▶ _DATA PROVIDED_:
<<<<
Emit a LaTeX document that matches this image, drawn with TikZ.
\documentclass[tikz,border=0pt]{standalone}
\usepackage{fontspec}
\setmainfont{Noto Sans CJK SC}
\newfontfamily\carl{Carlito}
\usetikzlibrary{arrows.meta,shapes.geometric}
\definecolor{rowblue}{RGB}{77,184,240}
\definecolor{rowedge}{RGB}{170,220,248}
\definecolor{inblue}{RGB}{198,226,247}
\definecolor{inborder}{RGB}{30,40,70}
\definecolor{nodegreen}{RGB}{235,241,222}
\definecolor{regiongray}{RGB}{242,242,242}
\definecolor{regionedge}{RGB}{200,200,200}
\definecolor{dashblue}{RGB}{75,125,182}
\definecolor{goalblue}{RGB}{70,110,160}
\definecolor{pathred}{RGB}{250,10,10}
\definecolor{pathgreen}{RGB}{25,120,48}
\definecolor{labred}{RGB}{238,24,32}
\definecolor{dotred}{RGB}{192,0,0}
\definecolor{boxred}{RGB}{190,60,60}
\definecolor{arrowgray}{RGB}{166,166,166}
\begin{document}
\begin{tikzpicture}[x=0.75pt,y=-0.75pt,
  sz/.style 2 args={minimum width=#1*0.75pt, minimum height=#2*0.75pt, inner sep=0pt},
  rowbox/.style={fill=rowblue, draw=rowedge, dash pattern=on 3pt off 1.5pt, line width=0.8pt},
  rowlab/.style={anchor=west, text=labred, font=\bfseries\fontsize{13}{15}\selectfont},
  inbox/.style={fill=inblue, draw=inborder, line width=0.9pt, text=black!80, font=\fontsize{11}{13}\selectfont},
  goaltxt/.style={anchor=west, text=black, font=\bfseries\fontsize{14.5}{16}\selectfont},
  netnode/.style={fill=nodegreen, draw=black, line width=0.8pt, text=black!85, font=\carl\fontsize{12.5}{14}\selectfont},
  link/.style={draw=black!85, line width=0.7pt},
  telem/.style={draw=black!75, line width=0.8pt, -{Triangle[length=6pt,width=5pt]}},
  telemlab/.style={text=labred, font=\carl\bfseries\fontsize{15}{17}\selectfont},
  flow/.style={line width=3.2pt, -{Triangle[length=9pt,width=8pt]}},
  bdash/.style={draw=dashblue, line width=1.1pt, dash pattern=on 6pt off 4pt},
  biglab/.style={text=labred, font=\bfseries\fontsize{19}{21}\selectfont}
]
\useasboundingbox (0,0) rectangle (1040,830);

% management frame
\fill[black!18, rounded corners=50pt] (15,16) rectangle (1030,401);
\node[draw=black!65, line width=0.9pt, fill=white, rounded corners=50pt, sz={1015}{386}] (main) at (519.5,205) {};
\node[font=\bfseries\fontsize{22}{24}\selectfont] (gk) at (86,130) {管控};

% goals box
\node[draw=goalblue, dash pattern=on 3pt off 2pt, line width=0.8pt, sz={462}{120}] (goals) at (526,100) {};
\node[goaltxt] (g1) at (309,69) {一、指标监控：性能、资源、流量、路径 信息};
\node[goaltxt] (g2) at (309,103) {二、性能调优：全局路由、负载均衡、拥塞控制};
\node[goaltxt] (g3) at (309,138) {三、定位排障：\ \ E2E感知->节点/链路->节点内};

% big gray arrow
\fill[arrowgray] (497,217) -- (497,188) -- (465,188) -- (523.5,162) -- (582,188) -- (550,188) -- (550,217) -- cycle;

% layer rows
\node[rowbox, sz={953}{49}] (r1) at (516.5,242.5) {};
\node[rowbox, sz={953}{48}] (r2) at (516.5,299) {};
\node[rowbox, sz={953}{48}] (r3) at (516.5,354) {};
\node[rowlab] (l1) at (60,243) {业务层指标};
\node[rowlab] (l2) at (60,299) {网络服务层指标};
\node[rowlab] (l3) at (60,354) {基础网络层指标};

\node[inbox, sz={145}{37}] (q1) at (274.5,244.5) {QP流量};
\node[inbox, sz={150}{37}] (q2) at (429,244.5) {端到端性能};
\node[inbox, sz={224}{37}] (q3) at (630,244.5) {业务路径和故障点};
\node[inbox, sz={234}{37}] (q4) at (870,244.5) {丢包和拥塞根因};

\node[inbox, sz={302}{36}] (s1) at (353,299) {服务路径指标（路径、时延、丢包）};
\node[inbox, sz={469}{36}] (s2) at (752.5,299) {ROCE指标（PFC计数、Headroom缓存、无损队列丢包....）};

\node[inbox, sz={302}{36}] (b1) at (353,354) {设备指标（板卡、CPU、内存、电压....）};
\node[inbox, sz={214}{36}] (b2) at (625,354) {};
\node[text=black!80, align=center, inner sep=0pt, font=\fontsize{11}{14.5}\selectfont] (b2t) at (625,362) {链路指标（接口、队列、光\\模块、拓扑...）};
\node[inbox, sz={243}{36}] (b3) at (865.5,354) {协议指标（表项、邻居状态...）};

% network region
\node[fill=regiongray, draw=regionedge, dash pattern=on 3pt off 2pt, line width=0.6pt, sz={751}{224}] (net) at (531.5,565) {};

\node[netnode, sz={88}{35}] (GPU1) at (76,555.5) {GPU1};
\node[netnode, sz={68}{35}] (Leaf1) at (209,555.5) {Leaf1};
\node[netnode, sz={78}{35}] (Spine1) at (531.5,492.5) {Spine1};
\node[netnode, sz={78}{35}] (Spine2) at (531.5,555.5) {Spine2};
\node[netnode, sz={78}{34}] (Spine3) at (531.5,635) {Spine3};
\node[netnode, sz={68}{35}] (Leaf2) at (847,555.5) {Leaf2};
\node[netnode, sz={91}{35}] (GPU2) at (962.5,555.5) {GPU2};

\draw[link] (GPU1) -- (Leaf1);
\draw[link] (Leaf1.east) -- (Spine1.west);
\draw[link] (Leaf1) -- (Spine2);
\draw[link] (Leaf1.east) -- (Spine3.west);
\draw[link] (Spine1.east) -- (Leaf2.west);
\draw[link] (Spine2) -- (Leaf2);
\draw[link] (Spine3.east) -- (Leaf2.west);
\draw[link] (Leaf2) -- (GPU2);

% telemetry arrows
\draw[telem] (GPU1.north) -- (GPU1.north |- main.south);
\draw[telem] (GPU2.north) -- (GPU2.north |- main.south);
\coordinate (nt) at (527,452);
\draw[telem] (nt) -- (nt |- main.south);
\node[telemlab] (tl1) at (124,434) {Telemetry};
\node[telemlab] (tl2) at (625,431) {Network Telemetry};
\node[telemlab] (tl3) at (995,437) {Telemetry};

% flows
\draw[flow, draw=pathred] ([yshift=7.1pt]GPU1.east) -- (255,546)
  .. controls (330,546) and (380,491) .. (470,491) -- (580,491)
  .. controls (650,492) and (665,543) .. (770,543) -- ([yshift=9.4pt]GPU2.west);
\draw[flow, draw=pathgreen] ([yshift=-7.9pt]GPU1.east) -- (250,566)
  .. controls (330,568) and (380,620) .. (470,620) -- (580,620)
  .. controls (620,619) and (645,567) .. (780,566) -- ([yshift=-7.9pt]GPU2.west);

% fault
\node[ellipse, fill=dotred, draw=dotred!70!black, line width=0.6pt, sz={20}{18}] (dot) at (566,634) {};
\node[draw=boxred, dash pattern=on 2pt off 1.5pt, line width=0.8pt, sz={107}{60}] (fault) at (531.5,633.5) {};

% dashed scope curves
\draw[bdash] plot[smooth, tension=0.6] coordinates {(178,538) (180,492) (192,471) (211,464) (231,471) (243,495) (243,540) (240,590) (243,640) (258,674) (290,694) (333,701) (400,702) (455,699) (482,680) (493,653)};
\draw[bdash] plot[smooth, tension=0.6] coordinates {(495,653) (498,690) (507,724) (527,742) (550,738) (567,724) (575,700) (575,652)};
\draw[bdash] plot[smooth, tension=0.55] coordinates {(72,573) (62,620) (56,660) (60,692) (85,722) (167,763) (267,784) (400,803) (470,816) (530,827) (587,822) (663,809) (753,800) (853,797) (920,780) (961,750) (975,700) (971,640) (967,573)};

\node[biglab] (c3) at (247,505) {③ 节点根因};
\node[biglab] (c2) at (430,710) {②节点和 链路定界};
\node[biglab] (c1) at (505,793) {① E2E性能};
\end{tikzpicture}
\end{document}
>>>>
<<<<
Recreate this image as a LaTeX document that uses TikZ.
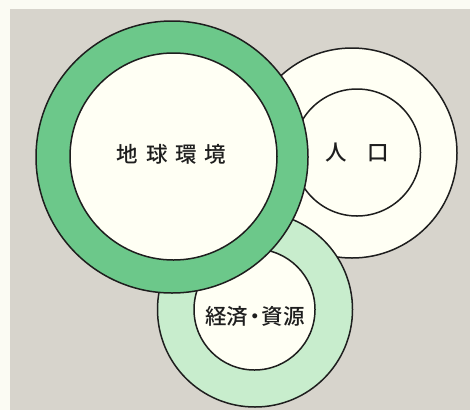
>>>>
▶ _WHAT YOU HAVE TO DO_: Write out exactly the lines from the one with "Emit a LaTeX" through the one with "(0,0) rectangle (1040,830);", including both, and no others.

▶ _RESULT FOR THIS TASK_:
Emit a LaTeX document that matches this image, drawn with TikZ.
\documentclass[tikz,border=0pt]{standalone}
\usepackage{fontspec}
\setmainfont{Noto Sans CJK SC}
\newfontfamily\carl{Carlito}
\usetikzlibrary{arrows.meta,shapes.geometric}
\definecolor{rowblue}{RGB}{77,184,240}
\definecolor{rowedge}{RGB}{170,220,248}
\definecolor{inblue}{RGB}{198,226,247}
\definecolor{inborder}{RGB}{30,40,70}
\definecolor{nodegreen}{RGB}{235,241,222}
\definecolor{regiongray}{RGB}{242,242,242}
\definecolor{regionedge}{RGB}{200,200,200}
\definecolor{dashblue}{RGB}{75,125,182}
\definecolor{goalblue}{RGB}{70,110,160}
\definecolor{pathred}{RGB}{250,10,10}
\definecolor{pathgreen}{RGB}{25,120,48}
\definecolor{labred}{RGB}{238,24,32}
\definecolor{dotred}{RGB}{192,0,0}
\definecolor{boxred}{RGB}{190,60,60}
\definecolor{arrowgray}{RGB}{166,166,166}
\begin{document}
\begin{tikzpicture}[x=0.75pt,y=-0.75pt,
  sz/.style 2 args={minimum width=#1*0.75pt, minimum height=#2*0.75pt, inner sep=0pt},
  rowbox/.style={fill=rowblue, draw=rowedge, dash pattern=on 3pt off 1.5pt, line width=0.8pt},
  rowlab/.style={anchor=west, text=labred, font=\bfseries\fontsize{13}{15}\selectfont},
  inbox/.style={fill=inblue, draw=inborder, line width=0.9pt, text=black!80, font=\fontsize{11}{13}\selectfont},
  goaltxt/.style={anchor=west, text=black, font=\bfseries\fontsize{14.5}{16}\selectfont},
  netnode/.style={fill=nodegreen, draw=black, line width=0.8pt, text=black!85, font=\carl\fontsize{12.5}{14}\selectfont},
  link/.style={draw=black!85, line width=0.7pt},
  telem/.style={draw=black!75, line width=0.8pt, -{Triangle[length=6pt,width=5pt]}},
  telemlab/.style={text=labred, font=\carl\bfseries\fontsize{15}{17}\selectfont},
  flow/.style={line width=3.2pt, -{Triangle[length=9pt,width=8pt]}},
  bdash/.style={draw=dashblue, line width=1.1pt, dash pattern=on 6pt off 4pt},
  biglab/.style={text=labred, font=\bfseries\fontsize{19}{21}\selectfont}
]
\useasboundingbox (0,0) rectangle (1040,830);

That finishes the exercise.